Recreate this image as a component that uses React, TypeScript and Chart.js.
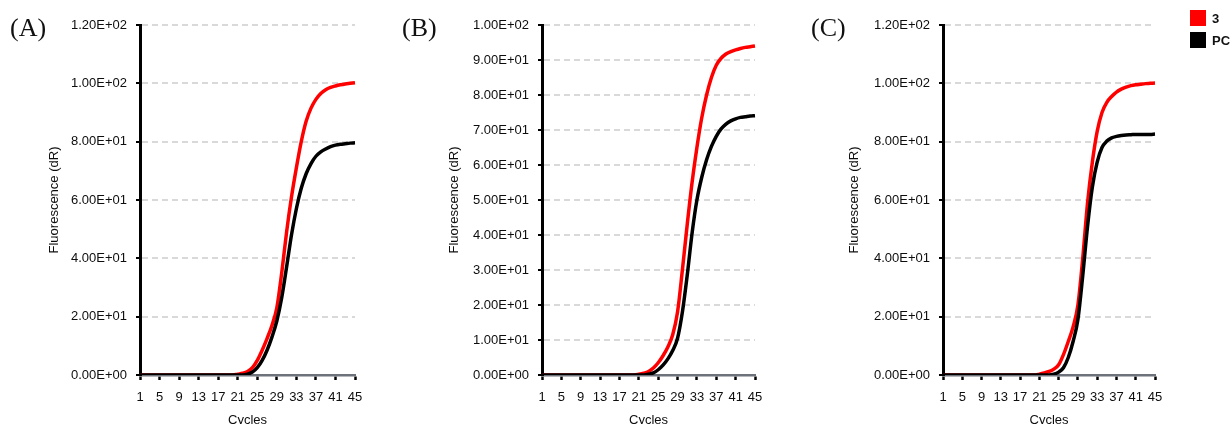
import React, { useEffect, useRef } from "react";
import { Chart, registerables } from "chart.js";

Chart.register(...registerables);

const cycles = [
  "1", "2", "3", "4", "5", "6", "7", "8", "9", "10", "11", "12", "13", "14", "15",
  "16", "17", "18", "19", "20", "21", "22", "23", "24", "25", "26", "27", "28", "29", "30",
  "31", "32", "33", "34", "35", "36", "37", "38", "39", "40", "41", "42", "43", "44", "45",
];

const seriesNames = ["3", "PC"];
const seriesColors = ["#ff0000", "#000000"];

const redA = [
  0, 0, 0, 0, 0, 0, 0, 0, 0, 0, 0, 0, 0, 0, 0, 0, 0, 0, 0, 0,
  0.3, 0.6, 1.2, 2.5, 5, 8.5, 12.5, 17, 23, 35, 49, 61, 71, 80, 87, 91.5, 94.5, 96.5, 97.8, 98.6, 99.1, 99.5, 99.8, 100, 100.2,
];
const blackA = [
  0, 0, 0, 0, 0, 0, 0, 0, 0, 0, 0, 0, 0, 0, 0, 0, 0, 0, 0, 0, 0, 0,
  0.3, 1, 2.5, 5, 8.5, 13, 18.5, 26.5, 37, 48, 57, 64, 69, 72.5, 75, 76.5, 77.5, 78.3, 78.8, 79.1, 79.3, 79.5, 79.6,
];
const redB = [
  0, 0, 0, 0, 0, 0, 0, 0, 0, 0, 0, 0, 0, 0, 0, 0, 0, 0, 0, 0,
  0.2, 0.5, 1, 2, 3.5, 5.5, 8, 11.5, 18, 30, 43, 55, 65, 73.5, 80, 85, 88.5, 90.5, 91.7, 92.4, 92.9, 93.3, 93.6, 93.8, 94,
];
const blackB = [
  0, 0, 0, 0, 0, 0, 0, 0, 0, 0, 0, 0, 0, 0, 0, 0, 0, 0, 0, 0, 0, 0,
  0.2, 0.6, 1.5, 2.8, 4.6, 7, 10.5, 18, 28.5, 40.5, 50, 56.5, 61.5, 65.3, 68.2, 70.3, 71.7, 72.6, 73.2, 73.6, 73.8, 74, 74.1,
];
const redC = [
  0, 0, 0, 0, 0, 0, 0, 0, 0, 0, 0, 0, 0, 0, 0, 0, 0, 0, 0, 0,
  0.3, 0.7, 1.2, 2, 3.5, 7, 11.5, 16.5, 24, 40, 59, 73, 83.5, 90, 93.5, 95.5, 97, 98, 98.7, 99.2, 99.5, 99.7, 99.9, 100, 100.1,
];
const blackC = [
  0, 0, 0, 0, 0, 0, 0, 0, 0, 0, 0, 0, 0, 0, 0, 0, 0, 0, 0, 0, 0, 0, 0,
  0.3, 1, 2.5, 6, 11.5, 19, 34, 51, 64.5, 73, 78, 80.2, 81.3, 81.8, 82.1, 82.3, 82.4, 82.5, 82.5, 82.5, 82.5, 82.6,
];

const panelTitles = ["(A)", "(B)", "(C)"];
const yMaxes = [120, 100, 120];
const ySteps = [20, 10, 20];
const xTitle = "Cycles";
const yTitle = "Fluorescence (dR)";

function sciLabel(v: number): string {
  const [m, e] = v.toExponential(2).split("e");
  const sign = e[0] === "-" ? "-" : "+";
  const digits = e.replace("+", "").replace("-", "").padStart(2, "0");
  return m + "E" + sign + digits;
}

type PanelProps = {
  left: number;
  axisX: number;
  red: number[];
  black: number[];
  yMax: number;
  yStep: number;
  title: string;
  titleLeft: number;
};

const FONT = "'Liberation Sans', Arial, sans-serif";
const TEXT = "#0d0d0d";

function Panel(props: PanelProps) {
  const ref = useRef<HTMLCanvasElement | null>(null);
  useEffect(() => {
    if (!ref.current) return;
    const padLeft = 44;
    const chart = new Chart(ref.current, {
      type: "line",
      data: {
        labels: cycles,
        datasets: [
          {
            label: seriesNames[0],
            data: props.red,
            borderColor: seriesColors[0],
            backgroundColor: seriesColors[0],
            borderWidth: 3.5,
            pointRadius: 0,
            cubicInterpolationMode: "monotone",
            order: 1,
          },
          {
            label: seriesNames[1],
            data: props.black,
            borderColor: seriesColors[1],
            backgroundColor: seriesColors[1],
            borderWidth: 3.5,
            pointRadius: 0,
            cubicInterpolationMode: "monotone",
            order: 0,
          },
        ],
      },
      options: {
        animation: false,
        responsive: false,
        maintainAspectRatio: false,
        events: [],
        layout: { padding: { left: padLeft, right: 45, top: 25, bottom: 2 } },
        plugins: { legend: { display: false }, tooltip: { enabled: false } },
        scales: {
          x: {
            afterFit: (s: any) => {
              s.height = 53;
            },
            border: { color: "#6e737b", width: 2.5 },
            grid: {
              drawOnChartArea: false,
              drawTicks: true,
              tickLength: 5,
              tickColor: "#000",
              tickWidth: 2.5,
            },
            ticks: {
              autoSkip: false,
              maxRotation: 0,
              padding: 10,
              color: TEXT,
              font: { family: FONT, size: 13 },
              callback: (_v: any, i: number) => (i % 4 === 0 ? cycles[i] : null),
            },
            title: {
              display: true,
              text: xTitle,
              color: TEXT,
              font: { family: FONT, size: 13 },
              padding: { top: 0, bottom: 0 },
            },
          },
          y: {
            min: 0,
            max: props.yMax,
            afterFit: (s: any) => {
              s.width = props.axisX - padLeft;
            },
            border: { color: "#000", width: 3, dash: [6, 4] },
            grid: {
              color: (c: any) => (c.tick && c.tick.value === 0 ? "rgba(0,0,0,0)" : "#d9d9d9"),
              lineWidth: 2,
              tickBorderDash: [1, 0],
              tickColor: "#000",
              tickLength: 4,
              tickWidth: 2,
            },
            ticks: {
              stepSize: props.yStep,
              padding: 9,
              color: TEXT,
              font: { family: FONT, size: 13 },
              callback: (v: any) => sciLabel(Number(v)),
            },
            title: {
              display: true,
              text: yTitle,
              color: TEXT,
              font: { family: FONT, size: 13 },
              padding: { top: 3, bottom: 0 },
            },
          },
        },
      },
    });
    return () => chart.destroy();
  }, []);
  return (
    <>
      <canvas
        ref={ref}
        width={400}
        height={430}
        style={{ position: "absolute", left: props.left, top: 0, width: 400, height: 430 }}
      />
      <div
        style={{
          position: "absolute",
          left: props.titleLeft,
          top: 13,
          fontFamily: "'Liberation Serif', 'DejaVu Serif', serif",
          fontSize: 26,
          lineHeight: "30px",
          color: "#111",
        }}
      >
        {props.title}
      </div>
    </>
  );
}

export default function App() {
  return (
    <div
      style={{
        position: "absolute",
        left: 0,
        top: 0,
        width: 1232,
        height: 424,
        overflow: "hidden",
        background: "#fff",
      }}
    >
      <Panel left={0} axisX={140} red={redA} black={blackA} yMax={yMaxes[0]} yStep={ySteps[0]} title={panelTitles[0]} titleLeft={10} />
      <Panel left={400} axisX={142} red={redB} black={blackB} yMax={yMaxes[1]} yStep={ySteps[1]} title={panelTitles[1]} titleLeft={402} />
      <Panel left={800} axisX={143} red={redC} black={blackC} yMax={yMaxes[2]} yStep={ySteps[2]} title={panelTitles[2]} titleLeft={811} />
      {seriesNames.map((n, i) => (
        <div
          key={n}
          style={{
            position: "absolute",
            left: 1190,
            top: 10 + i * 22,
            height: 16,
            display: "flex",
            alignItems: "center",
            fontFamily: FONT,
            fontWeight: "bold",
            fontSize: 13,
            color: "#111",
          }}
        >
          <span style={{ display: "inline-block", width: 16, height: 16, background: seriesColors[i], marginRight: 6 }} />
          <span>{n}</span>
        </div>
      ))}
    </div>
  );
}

+ + + + +

Leave out the pictures and repeat the lines from the start of the material through the line with "Chart.register(...registerables);", inclusive.

Answer
Recreate this image as a component that uses React, TypeScript and Chart.js.
import React, { useEffect, useRef } from "react";
import { Chart, registerables } from "chart.js";

Chart.register(...registerables);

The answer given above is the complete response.